Prompt:
Copy the data exactly as it appears, and do not include any pictures.
********************
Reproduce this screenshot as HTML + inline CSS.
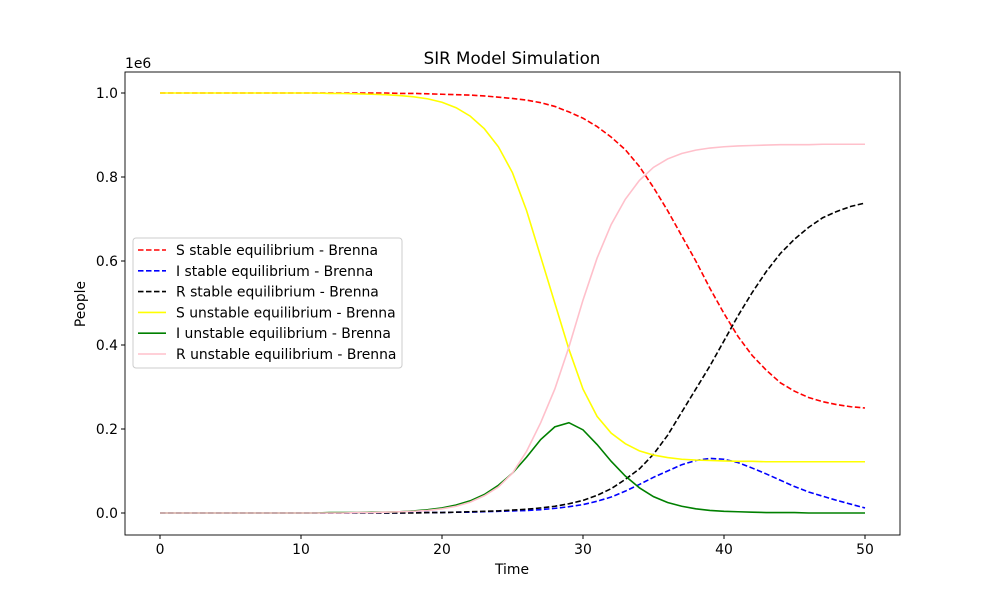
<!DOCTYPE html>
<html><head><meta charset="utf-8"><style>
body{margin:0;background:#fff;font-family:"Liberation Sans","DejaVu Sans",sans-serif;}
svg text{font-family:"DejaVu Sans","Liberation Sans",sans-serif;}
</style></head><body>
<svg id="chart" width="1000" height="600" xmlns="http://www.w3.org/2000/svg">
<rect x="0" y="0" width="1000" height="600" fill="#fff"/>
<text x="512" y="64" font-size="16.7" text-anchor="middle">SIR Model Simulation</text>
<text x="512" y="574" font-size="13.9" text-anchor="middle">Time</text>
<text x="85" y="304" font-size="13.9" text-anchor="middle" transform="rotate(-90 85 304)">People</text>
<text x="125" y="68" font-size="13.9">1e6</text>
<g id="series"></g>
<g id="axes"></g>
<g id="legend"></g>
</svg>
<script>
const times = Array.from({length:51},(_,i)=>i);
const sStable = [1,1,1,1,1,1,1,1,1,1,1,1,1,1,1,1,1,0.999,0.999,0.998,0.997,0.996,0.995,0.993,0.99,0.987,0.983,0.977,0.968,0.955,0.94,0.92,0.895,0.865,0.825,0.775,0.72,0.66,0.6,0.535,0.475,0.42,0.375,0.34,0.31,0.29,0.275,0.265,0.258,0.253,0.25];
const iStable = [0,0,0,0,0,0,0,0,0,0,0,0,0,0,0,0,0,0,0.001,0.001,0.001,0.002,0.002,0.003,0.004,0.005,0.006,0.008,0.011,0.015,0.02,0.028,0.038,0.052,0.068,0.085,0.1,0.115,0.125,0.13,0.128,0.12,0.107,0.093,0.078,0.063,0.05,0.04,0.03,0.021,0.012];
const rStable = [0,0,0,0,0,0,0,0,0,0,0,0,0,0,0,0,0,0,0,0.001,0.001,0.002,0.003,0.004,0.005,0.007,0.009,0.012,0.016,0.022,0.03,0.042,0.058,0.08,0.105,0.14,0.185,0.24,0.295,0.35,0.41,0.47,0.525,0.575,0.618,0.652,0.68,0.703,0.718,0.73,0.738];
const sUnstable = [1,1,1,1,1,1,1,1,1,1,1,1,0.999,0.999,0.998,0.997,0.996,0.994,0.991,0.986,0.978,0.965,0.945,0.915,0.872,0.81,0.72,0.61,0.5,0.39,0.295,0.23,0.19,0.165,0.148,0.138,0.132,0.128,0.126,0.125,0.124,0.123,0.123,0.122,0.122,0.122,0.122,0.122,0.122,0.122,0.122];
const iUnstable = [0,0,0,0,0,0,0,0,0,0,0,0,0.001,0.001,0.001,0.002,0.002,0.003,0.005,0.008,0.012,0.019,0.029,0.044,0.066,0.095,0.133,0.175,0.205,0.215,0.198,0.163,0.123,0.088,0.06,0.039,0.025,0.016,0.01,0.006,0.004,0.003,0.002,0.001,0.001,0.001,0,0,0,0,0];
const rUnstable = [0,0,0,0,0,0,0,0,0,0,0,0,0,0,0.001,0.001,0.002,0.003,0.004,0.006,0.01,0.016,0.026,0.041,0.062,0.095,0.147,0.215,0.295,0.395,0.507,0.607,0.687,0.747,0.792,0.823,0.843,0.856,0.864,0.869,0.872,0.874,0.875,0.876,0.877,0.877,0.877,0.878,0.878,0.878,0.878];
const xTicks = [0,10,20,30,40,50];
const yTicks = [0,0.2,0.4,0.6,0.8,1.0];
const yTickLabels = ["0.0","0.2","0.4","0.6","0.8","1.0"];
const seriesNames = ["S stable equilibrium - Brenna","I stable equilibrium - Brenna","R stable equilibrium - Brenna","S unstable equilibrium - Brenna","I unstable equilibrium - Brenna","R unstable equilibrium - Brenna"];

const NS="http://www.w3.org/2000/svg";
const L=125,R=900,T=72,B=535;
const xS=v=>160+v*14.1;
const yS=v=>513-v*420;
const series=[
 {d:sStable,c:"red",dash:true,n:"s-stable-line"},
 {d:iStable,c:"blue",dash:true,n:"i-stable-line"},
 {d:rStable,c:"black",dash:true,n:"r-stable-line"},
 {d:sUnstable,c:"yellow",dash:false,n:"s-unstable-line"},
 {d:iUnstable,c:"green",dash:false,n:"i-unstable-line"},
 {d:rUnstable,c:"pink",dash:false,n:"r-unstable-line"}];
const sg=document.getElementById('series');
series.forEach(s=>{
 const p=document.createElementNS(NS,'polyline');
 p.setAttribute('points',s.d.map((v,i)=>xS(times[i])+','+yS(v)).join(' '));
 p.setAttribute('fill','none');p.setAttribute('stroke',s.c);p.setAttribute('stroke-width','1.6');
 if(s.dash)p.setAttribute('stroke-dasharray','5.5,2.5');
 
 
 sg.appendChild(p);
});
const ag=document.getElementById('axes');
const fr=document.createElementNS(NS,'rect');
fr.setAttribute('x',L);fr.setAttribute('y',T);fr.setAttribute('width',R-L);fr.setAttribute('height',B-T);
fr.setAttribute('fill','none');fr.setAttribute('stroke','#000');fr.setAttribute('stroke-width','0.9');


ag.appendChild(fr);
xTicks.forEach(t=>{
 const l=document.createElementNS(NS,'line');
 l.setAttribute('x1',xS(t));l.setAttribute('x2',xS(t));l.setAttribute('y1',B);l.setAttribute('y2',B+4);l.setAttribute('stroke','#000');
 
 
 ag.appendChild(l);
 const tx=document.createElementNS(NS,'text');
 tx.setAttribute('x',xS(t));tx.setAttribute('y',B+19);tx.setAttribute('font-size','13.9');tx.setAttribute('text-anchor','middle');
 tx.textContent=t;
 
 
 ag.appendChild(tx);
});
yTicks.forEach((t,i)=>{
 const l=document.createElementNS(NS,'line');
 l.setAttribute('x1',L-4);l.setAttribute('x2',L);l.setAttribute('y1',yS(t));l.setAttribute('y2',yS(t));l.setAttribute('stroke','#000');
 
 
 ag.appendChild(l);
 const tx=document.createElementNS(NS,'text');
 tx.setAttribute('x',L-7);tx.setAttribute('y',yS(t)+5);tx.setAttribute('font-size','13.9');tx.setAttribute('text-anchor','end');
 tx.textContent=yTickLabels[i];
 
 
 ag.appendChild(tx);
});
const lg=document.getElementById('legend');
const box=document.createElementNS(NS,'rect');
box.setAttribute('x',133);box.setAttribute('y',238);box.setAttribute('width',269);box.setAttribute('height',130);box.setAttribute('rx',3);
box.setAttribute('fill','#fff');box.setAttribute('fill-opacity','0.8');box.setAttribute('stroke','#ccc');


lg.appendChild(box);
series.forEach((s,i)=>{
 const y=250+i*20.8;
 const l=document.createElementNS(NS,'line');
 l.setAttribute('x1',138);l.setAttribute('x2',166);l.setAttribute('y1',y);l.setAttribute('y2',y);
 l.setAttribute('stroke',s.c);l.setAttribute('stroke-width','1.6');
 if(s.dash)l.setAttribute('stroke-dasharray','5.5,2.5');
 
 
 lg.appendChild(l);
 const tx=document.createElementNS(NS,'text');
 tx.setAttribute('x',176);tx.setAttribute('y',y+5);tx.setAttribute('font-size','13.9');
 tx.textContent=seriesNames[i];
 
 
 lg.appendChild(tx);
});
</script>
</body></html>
********************
Result:
Reproduce this screenshot as HTML + inline CSS.
<!DOCTYPE html>
<html><head><meta charset="utf-8"><style>
body{margin:0;background:#fff;font-family:"Liberation Sans","DejaVu Sans",sans-serif;}
svg text{font-family:"DejaVu Sans","Liberation Sans",sans-serif;}
</style></head><body>
<svg id="chart" width="1000" height="600" xmlns="http://www.w3.org/2000/svg">
<rect x="0" y="0" width="1000" height="600" fill="#fff"/>
<text x="512" y="64" font-size="16.7" text-anchor="middle">SIR Model Simulation</text>
<text x="512" y="574" font-size="13.9" text-anchor="middle">Time</text>
<text x="85" y="304" font-size="13.9" text-anchor="middle" transform="rotate(-90 85 304)">People</text>
<text x="125" y="68" font-size="13.9">1e6</text>
<g id="series"></g>
<g id="axes"></g>
<g id="legend"></g>
</svg>
<script>
const times = Array.from({length:51},(_,i)=>i);
const sStable = [1,1,1,1,1,1,1,1,1,1,1,1,1,1,1,1,1,0.999,0.999,0.998,0.997,0.996,0.995,0.993,0.99,0.987,0.983,0.977,0.968,0.955,0.94,0.92,0.895,0.865,0.825,0.775,0.72,0.66,0.6,0.535,0.475,0.42,0.375,0.34,0.31,0.29,0.275,0.265,0.258,0.253,0.25];
const iStable = [0,0,0,0,0,0,0,0,0,0,0,0,0,0,0,0,0,0,0.001,0.001,0.001,0.002,0.002,0.003,0.004,0.005,0.006,0.008,0.011,0.015,0.02,0.028,0.038,0.052,0.068,0.085,0.1,0.115,0.125,0.13,0.128,0.12,0.107,0.093,0.078,0.063,0.05,0.04,0.03,0.021,0.012];
const rStable = [0,0,0,0,0,0,0,0,0,0,0,0,0,0,0,0,0,0,0,0.001,0.001,0.002,0.003,0.004,0.005,0.007,0.009,0.012,0.016,0.022,0.03,0.042,0.058,0.08,0.105,0.14,0.185,0.24,0.295,0.35,0.41,0.47,0.525,0.575,0.618,0.652,0.68,0.703,0.718,0.73,0.738];
const sUnstable = [1,1,1,1,1,1,1,1,1,1,1,1,0.999,0.999,0.998,0.997,0.996,0.994,0.991,0.986,0.978,0.965,0.945,0.915,0.872,0.81,0.72,0.61,0.5,0.39,0.295,0.23,0.19,0.165,0.148,0.138,0.132,0.128,0.126,0.125,0.124,0.123,0.123,0.122,0.122,0.122,0.122,0.122,0.122,0.122,0.122];
const iUnstable = [0,0,0,0,0,0,0,0,0,0,0,0,0.001,0.001,0.001,0.002,0.002,0.003,0.005,0.008,0.012,0.019,0.029,0.044,0.066,0.095,0.133,0.175,0.205,0.215,0.198,0.163,0.123,0.088,0.06,0.039,0.025,0.016,0.01,0.006,0.004,0.003,0.002,0.001,0.001,0.001,0,0,0,0,0];
const rUnstable = [0,0,0,0,0,0,0,0,0,0,0,0,0,0,0.001,0.001,0.002,0.003,0.004,0.006,0.01,0.016,0.026,0.041,0.062,0.095,0.147,0.215,0.295,0.395,0.507,0.607,0.687,0.747,0.792,0.823,0.843,0.856,0.864,0.869,0.872,0.874,0.875,0.876,0.877,0.877,0.877,0.878,0.878,0.878,0.878];
const xTicks = [0,10,20,30,40,50];
const yTicks = [0,0.2,0.4,0.6,0.8,1.0];
const yTickLabels = ["0.0","0.2","0.4","0.6","0.8","1.0"];
const seriesNames = ["S stable equilibrium - Brenna","I stable equilibrium - Brenna","R stable equilibrium - Brenna","S unstable equilibrium - Brenna","I unstable equilibrium - Brenna","R unstable equilibrium - Brenna"];

const NS="http://www.w3.org/2000/svg";
const L=125,R=900,T=72,B=535;
const xS=v=>160+v*14.1;
const yS=v=>513-v*420;
const series=[
 {d:sStable,c:"red",dash:true,n:"s-stable-line"},
 {d:iStable,c:"blue",dash:true,n:"i-stable-line"},
 {d:rStable,c:"black",dash:true,n:"r-stable-line"},
 {d:sUnstable,c:"yellow",dash:false,n:"s-unstable-line"},
 {d:iUnstable,c:"green",dash:false,n:"i-unstable-line"},
 {d:rUnstable,c:"pink",dash:false,n:"r-unstable-line"}];
const sg=document.getElementById('series');
series.forEach(s=>{
 const p=document.createElementNS(NS,'polyline');
 p.setAttribute('points',s.d.map((v,i)=>xS(times[i])+','+yS(v)).join(' '));
 p.setAttribute('fill','none');p.setAttribute('stroke',s.c);p.setAttribute('stroke-width','1.6');
 if(s.dash)p.setAttribute('stroke-dasharray','5.5,2.5');
 
 
 sg.appendChild(p);
});
const ag=document.getElementById('axes');
const fr=document.createElementNS(NS,'rect');
fr.setAttribute('x',L);fr.setAttribute('y',T);fr.setAttribute('width',R-L);fr.setAttribute('height',B-T);
fr.setAttribute('fill','none');fr.setAttribute('stroke','#000');fr.setAttribute('stroke-width','0.9');


ag.appendChild(fr);
xTicks.forEach(t=>{
 const l=document.createElementNS(NS,'line');
 l.setAttribute('x1',xS(t));l.setAttribute('x2',xS(t));l.setAttribute('y1',B);l.setAttribute('y2',B+4);l.setAttribute('stroke','#000');
 
 
 ag.appendChild(l);
 const tx=document.createElementNS(NS,'text');
 tx.setAttribute('x',xS(t));tx.setAttribute('y',B+19);tx.setAttribute('font-size','13.9');tx.setAttribute('text-anchor','middle');
 tx.textContent=t;
 
 
 ag.appendChild(tx);
});
yTicks.forEach((t,i)=>{
 const l=document.createElementNS(NS,'line');
 l.setAttribute('x1',L-4);l.setAttribute('x2',L);l.setAttribute('y1',yS(t));l.setAttribute('y2',yS(t));l.setAttribute('stroke','#000');
 
 
 ag.appendChild(l);
 const tx=document.createElementNS(NS,'text');
 tx.setAttribute('x',L-7);tx.setAttribute('y',yS(t)+5);tx.setAttribute('font-size','13.9');tx.setAttribute('text-anchor','end');
 tx.textContent=yTickLabels[i];
 
 
 ag.appendChild(tx);
});
const lg=document.getElementById('legend');
const box=document.createElementNS(NS,'rect');
box.setAttribute('x',133);box.setAttribute('y',238);box.setAttribute('width',269);box.setAttribute('height',130);box.setAttribute('rx',3);
box.setAttribute('fill','#fff');box.setAttribute('fill-opacity','0.8');box.setAttribute('stroke','#ccc');


lg.appendChild(box);
series.forEach((s,i)=>{
 const y=250+i*20.8;
 const l=document.createElementNS(NS,'line');
 l.setAttribute('x1',138);l.setAttribute('x2',166);l.setAttribute('y1',y);l.setAttribute('y2',y);
 l.setAttribute('stroke',s.c);l.setAttribute('stroke-width','1.6');
 if(s.dash)l.setAttribute('stroke-dasharray','5.5,2.5');
 
 
 lg.appendChild(l);
 const tx=document.createElementNS(NS,'text');
 tx.setAttribute('x',176);tx.setAttribute('y',y+5);tx.setAttribute('font-size','13.9');
 tx.textContent=seriesNames[i];
 
 
 lg.appendChild(tx);
});
</script>
</body></html>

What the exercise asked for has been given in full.